Print the lines starting at the line containing "Clone this diagram in TikZ." and ending at the line containing "(7.5,0) -- (7.5,599);", exactly and in full, without the pictures.

(Source code of charts)
☆ ☆ ☆ ☆

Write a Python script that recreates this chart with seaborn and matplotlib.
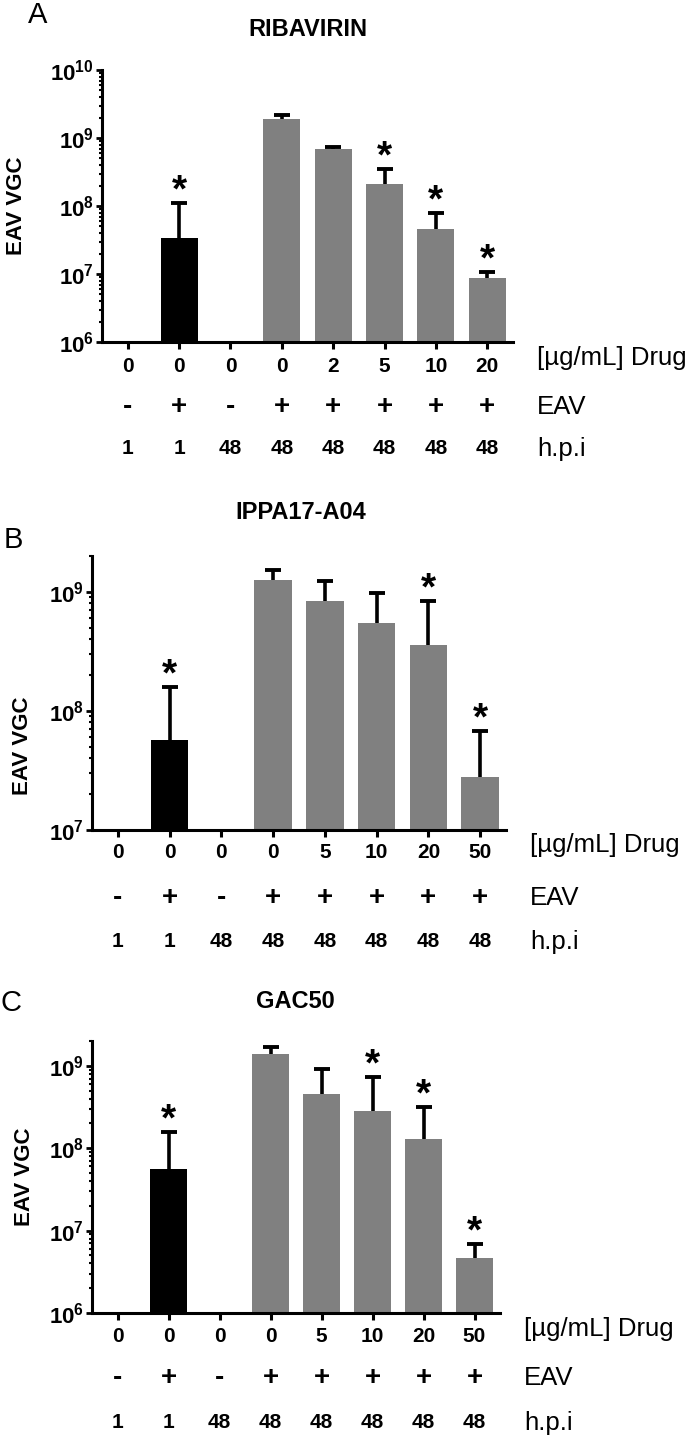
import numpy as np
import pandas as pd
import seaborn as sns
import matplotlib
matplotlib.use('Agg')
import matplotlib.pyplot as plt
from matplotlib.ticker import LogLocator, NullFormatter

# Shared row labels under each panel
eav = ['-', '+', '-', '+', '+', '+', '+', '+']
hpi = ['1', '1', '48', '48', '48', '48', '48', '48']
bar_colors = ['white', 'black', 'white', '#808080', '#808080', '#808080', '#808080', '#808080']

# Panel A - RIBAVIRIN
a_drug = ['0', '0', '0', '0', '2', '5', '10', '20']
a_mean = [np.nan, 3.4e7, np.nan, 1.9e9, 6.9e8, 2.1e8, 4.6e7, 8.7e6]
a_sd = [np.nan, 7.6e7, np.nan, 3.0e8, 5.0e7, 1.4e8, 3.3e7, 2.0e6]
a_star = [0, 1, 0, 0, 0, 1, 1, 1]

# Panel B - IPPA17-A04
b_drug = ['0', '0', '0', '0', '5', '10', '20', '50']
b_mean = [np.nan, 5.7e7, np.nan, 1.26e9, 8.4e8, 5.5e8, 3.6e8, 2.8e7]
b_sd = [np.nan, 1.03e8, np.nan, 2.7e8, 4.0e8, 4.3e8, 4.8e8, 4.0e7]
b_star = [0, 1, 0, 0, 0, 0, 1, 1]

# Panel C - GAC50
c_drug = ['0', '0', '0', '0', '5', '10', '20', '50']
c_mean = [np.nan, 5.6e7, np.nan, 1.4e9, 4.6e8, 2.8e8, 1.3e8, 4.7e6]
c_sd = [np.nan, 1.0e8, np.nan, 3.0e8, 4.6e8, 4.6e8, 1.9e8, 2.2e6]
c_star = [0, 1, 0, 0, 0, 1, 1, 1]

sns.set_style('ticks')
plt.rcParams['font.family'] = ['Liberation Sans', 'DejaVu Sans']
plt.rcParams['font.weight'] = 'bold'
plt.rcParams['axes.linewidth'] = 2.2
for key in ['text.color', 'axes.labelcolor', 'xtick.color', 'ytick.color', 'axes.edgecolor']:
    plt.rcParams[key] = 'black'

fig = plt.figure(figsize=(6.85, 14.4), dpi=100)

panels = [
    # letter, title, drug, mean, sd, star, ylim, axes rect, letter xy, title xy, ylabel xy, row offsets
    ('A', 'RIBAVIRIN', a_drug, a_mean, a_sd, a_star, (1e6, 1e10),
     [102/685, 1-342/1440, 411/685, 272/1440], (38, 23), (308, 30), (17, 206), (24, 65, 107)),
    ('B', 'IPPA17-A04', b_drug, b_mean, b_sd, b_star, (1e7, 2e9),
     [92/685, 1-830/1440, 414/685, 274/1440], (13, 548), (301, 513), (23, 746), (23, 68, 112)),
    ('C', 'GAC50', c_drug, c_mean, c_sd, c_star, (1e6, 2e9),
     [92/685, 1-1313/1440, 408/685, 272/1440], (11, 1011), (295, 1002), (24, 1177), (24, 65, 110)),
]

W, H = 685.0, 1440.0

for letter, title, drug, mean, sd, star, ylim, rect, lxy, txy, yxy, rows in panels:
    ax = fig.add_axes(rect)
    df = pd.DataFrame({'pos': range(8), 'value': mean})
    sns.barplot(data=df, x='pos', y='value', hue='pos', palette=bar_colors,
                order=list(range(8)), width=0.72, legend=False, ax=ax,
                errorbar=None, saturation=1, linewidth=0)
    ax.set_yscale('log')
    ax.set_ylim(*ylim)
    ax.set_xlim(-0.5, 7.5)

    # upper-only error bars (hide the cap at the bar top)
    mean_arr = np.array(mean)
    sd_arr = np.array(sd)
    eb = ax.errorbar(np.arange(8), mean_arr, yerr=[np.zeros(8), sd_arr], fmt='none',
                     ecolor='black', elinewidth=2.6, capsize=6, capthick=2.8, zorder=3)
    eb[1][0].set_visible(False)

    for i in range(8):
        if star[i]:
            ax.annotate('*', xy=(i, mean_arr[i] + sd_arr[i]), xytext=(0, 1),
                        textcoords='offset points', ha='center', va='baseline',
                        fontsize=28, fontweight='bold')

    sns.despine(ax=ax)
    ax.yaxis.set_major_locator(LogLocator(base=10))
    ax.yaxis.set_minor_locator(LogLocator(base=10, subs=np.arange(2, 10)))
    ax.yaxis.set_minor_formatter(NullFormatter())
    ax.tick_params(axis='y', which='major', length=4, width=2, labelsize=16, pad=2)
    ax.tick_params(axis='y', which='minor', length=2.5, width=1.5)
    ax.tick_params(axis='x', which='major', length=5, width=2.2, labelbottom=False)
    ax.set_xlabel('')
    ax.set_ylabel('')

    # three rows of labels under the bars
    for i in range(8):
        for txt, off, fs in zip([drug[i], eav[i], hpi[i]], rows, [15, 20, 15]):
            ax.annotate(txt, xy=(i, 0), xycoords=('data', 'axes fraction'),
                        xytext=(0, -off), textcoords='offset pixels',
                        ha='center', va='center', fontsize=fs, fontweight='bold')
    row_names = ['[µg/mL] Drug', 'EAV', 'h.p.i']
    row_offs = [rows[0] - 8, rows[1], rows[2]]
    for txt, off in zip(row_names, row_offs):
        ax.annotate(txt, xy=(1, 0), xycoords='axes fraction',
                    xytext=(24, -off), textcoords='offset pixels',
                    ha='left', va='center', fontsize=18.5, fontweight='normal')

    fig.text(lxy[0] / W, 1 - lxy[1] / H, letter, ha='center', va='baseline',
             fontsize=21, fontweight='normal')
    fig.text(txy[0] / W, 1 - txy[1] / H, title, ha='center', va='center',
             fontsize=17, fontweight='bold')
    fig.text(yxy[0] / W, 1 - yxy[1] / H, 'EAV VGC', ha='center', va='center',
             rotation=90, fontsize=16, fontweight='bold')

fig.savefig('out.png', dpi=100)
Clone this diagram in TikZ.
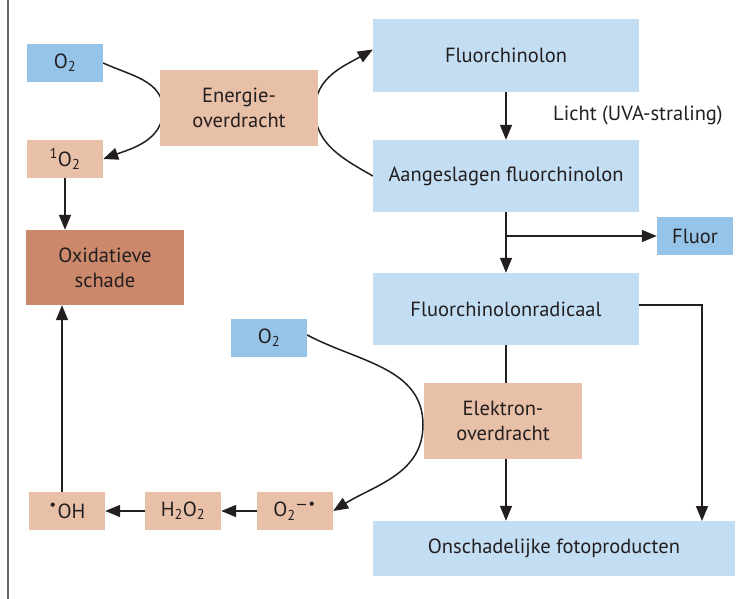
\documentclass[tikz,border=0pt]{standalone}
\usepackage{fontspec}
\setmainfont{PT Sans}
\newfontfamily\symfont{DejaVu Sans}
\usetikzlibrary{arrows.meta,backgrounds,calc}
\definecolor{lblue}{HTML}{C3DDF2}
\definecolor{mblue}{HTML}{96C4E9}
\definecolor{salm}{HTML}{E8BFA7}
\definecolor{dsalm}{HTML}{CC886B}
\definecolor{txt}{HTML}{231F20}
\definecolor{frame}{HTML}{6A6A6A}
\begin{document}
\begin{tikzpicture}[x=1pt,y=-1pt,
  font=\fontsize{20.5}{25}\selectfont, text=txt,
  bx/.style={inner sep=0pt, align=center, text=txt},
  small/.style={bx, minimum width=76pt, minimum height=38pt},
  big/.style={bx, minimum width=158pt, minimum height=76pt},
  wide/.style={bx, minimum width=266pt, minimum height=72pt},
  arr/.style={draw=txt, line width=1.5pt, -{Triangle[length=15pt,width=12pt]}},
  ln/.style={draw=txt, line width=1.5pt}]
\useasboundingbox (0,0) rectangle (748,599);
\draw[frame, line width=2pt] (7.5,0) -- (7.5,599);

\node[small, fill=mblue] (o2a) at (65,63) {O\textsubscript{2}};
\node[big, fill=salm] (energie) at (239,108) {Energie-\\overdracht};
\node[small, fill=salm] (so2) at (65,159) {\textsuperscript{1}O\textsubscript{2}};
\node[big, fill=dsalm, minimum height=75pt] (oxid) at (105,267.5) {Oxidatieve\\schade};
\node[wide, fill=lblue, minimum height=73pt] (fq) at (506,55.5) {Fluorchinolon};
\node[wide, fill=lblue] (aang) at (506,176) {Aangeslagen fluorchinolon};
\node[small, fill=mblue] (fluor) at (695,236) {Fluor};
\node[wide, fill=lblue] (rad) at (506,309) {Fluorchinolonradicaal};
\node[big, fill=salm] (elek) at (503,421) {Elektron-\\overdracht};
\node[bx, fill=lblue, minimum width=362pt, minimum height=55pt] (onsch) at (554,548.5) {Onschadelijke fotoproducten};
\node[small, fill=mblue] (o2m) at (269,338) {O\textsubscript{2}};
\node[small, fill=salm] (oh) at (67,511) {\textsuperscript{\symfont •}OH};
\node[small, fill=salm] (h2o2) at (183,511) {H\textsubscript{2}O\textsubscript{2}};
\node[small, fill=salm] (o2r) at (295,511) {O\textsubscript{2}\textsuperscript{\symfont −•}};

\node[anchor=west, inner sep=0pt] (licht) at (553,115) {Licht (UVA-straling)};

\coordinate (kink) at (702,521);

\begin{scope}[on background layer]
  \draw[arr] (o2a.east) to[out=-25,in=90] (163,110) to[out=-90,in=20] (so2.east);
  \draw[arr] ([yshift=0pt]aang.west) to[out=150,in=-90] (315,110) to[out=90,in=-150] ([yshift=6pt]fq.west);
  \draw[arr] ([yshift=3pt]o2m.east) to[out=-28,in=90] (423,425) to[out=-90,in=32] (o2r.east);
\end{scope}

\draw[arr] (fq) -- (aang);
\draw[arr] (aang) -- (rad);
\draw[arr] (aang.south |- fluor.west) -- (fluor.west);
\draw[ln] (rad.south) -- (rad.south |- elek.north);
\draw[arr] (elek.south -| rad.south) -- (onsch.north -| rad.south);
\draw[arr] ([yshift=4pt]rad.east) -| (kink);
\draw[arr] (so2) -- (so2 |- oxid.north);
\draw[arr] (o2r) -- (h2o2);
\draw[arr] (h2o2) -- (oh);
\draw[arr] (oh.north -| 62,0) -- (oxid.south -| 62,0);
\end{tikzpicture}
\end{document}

☆ ☆ ☆ ☆

#### Answer in full:
Clone this diagram in TikZ.
\documentclass[tikz,border=0pt]{standalone}
\usepackage{fontspec}
\setmainfont{PT Sans}
\newfontfamily\symfont{DejaVu Sans}
\usetikzlibrary{arrows.meta,backgrounds,calc}
\definecolor{lblue}{HTML}{C3DDF2}
\definecolor{mblue}{HTML}{96C4E9}
\definecolor{salm}{HTML}{E8BFA7}
\definecolor{dsalm}{HTML}{CC886B}
\definecolor{txt}{HTML}{231F20}
\definecolor{frame}{HTML}{6A6A6A}
\begin{document}
\begin{tikzpicture}[x=1pt,y=-1pt,
  font=\fontsize{20.5}{25}\selectfont, text=txt,
  bx/.style={inner sep=0pt, align=center, text=txt},
  small/.style={bx, minimum width=76pt, minimum height=38pt},
  big/.style={bx, minimum width=158pt, minimum height=76pt},
  wide/.style={bx, minimum width=266pt, minimum height=72pt},
  arr/.style={draw=txt, line width=1.5pt, -{Triangle[length=15pt,width=12pt]}},
  ln/.style={draw=txt, line width=1.5pt}]
\useasboundingbox (0,0) rectangle (748,599);
\draw[frame, line width=2pt] (7.5,0) -- (7.5,599);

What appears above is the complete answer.